Write out the entire listing below exactly as it appears, minus any pictures.

:: SUPPLIED MATERIAL

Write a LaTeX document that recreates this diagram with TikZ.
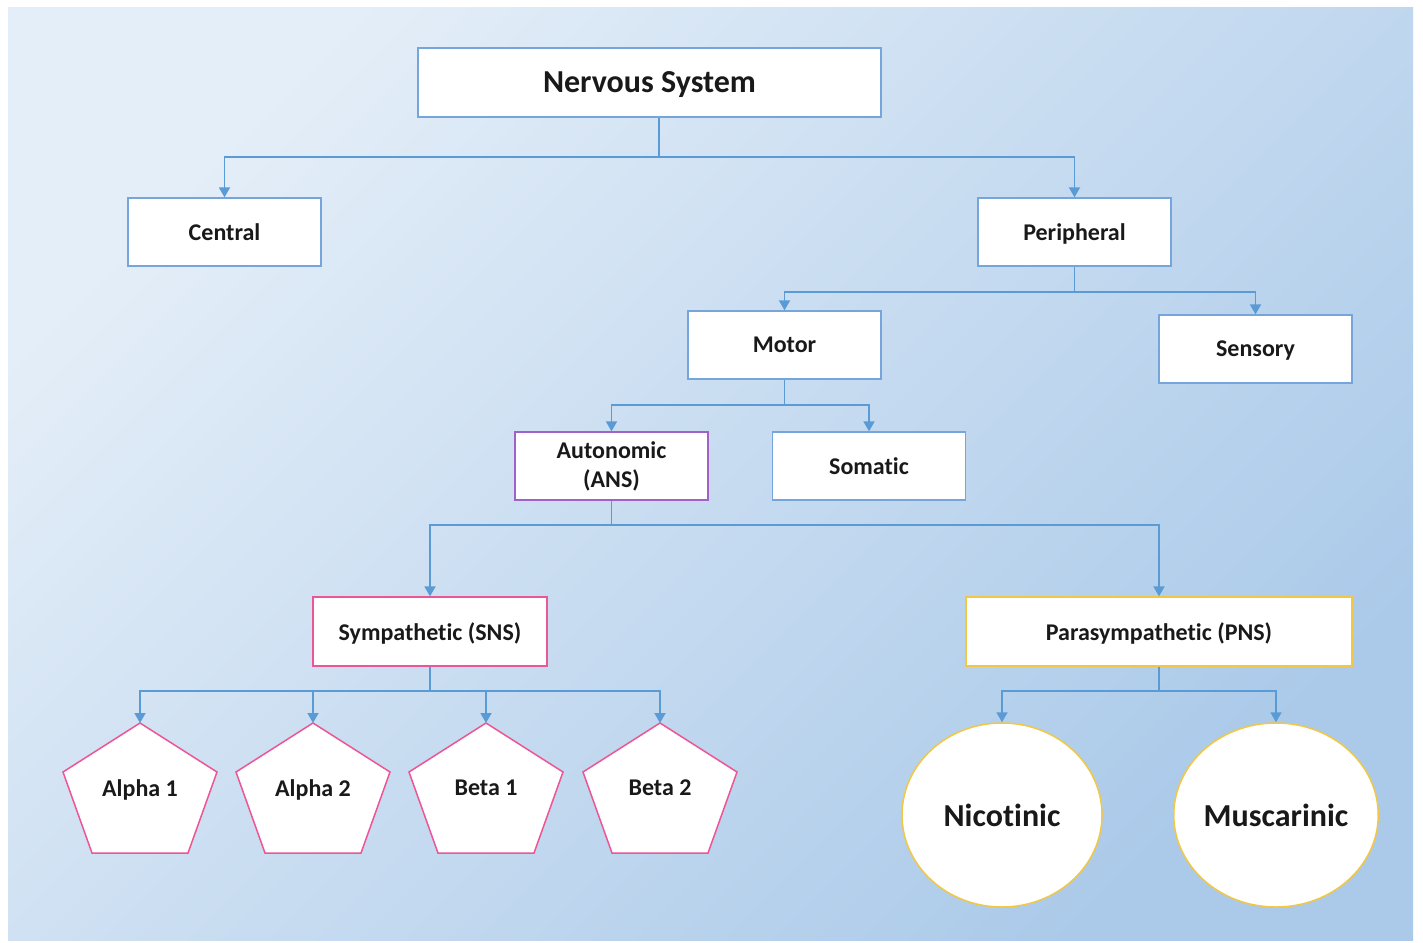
\documentclass[tikz,border=0pt]{standalone}
\usepackage{fontspec}
\setmainfont{Carlito}[Ligatures=NoCommon]
\usetikzlibrary{shapes.geometric,arrows.meta,calc}
\definecolor{cblue}{HTML}{5B9BD5}
\definecolor{boxblue}{HTML}{76A5DB}
\definecolor{purp}{HTML}{A062C8}
\definecolor{pinkc}{HTML}{EC5596}
\definecolor{goldc}{HTML}{F2C744}
\definecolor{bgA}{HTML}{E4EEF8}
\definecolor{bgB}{HTML}{ABCAE9}
\newcommand\mkpentagon[3]{%
  \coordinate (#1top) at (#2,723);
  \filldraw[pentshape] (#2,723) -- ++(77,49) -- ++(-29,81) -- ++(-96,0) -- ++(-29,-81) -- cycle;
  \node[pentlabel] (#1) at (#2,788) {#3};
}
\begin{document}
\begin{tikzpicture}[x=1pt,y=-1pt,
  nbox/.style={draw=boxblue, fill=white, line width=1.3pt, minimum width=193pt, minimum height=68pt, inner sep=0pt, text depth=0pt, font=\bfseries\fontsize{24}{29}\selectfont, text=black!90},
  cline/.style={draw=cblue, line width=1.8pt},
  conn/.style={cline, -{Triangle[width=11pt,length=10pt]}},
  pentshape/.style={draw=pinkc, fill=white, line width=1.5pt, line join=miter},
  pentlabel/.style={inner sep=0pt, text depth=0pt, font=\bfseries\fontsize{24}{29}\selectfont, text=black!90},
  ell/.style={ellipse, draw=goldc, fill=white, line width=1.5pt, minimum width=200pt, minimum height=184pt, inner sep=0pt, font=\bfseries\fontsize{32}{38}\selectfont, text=black!90}
]
\useasboundingbox (0,0) rectangle (1423,942);
\fill[white] (0,0) rectangle (1423,942);
\shade[top color=bgA, bottom color=bgB, shading angle=45] (8,8) rectangle (1413,940);

\node[nbox, minimum width=463pt, minimum height=69pt, font=\bfseries\fontsize{32}{38}\selectfont] (ns) at (649.5,82.5) {Nervous System};
\node[nbox] (central) at (224.5,232) {Central};
\node[nbox] (periph) at (1074.5,232) {Peripheral};
\node[nbox] (motor) at (784.5,345) {Motor};
\node[nbox] (sensory) at (1255.5,349) {Sensory};
\node[nbox, draw=purp, align=center, text depth=] (ans) at (611.5,466) {Autonomic\\(ANS)};
\node[nbox] (somatic) at (869,466) {Somatic};
\node[nbox, draw=pinkc, minimum width=234pt, minimum height=69pt] (sns) at (430,631.5) {Sympathetic (SNS)};
\node[nbox, draw=goldc, minimum width=386pt, minimum height=69pt] (pns) at (1159,631.5) {Parasympathetic (PNS)};

\mkpentagon{a1}{140}{Alpha 1}
\mkpentagon{a2}{313}{Alpha 2}
\mkpentagon{b1}{486}{Beta 1}
\mkpentagon{b2}{660}{Beta 2}

\node[ell] (nic) at (1002,815) {Nicotinic};
\node[ell] (mus) at (1276,815) {Muscarinic};

% connectors
\coordinate (j1) at (659,157);
\draw[cline] (ns.south -| j1) -- (j1);
\draw[conn] (j1) -| (central);
\draw[conn] (j1) -| (periph);

\draw[cline] (periph.south) -- ++(0,25) coordinate (j2);
\draw[conn] (j2) -| (motor);
\draw[conn] (j2) -| (sensory);

\draw[cline] (motor.south) -- ++(0,25) coordinate (j3);
\draw[conn] (j3) -| (ans);
\draw[conn] (j3) -| (somatic);

\draw[cline] (ans.south) -- ++(0,24) coordinate (j4);
\draw[conn] (j4) -| (sns);
\draw[conn] (j4) -| (pns);

\draw[cline] (sns.south) -- ++(0,24) coordinate (j5);
\draw[conn] (j5) -| (a1top);
\draw[conn] (j5) -| (a2top);
\draw[conn] (j5) -| (b1top);
\draw[conn] (j5) -| (b2top);

\draw[cline] (pns.south) -- ++(0,24) coordinate (j6);
\draw[conn] (j6) -| (nic);
\draw[conn] (j6) -| (mus);
\end{tikzpicture}
\end{document}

::::

- [REPLY]
Write a LaTeX document that recreates this diagram with TikZ.
\documentclass[tikz,border=0pt]{standalone}
\usepackage{fontspec}
\setmainfont{Carlito}[Ligatures=NoCommon]
\usetikzlibrary{shapes.geometric,arrows.meta,calc}
\definecolor{cblue}{HTML}{5B9BD5}
\definecolor{boxblue}{HTML}{76A5DB}
\definecolor{purp}{HTML}{A062C8}
\definecolor{pinkc}{HTML}{EC5596}
\definecolor{goldc}{HTML}{F2C744}
\definecolor{bgA}{HTML}{E4EEF8}
\definecolor{bgB}{HTML}{ABCAE9}
\newcommand\mkpentagon[3]{%
  \coordinate (#1top) at (#2,723);
  \filldraw[pentshape] (#2,723) -- ++(77,49) -- ++(-29,81) -- ++(-96,0) -- ++(-29,-81) -- cycle;
  \node[pentlabel] (#1) at (#2,788) {#3};
}
\begin{document}
\begin{tikzpicture}[x=1pt,y=-1pt,
  nbox/.style={draw=boxblue, fill=white, line width=1.3pt, minimum width=193pt, minimum height=68pt, inner sep=0pt, text depth=0pt, font=\bfseries\fontsize{24}{29}\selectfont, text=black!90},
  cline/.style={draw=cblue, line width=1.8pt},
  conn/.style={cline, -{Triangle[width=11pt,length=10pt]}},
  pentshape/.style={draw=pinkc, fill=white, line width=1.5pt, line join=miter},
  pentlabel/.style={inner sep=0pt, text depth=0pt, font=\bfseries\fontsize{24}{29}\selectfont, text=black!90},
  ell/.style={ellipse, draw=goldc, fill=white, line width=1.5pt, minimum width=200pt, minimum height=184pt, inner sep=0pt, font=\bfseries\fontsize{32}{38}\selectfont, text=black!90}
]
\useasboundingbox (0,0) rectangle (1423,942);
\fill[white] (0,0) rectangle (1423,942);
\shade[top color=bgA, bottom color=bgB, shading angle=45] (8,8) rectangle (1413,940);

\node[nbox, minimum width=463pt, minimum height=69pt, font=\bfseries\fontsize{32}{38}\selectfont] (ns) at (649.5,82.5) {Nervous System};
\node[nbox] (central) at (224.5,232) {Central};
\node[nbox] (periph) at (1074.5,232) {Peripheral};
\node[nbox] (motor) at (784.5,345) {Motor};
\node[nbox] (sensory) at (1255.5,349) {Sensory};
\node[nbox, draw=purp, align=center, text depth=] (ans) at (611.5,466) {Autonomic\\(ANS)};
\node[nbox] (somatic) at (869,466) {Somatic};
\node[nbox, draw=pinkc, minimum width=234pt, minimum height=69pt] (sns) at (430,631.5) {Sympathetic (SNS)};
\node[nbox, draw=goldc, minimum width=386pt, minimum height=69pt] (pns) at (1159,631.5) {Parasympathetic (PNS)};

\mkpentagon{a1}{140}{Alpha 1}
\mkpentagon{a2}{313}{Alpha 2}
\mkpentagon{b1}{486}{Beta 1}
\mkpentagon{b2}{660}{Beta 2}

\node[ell] (nic) at (1002,815) {Nicotinic};
\node[ell] (mus) at (1276,815) {Muscarinic};

% connectors
\coordinate (j1) at (659,157);
\draw[cline] (ns.south -| j1) -- (j1);
\draw[conn] (j1) -| (central);
\draw[conn] (j1) -| (periph);

\draw[cline] (periph.south) -- ++(0,25) coordinate (j2);
\draw[conn] (j2) -| (motor);
\draw[conn] (j2) -| (sensory);

\draw[cline] (motor.south) -- ++(0,25) coordinate (j3);
\draw[conn] (j3) -| (ans);
\draw[conn] (j3) -| (somatic);

\draw[cline] (ans.south) -- ++(0,24) coordinate (j4);
\draw[conn] (j4) -| (sns);
\draw[conn] (j4) -| (pns);

\draw[cline] (sns.south) -- ++(0,24) coordinate (j5);
\draw[conn] (j5) -| (a1top);
\draw[conn] (j5) -| (a2top);
\draw[conn] (j5) -| (b1top);
\draw[conn] (j5) -| (b2top);

\draw[cline] (pns.south) -- ++(0,24) coordinate (j6);
\draw[conn] (j6) -| (nic);
\draw[conn] (j6) -| (mus);
\end{tikzpicture}
\end{document}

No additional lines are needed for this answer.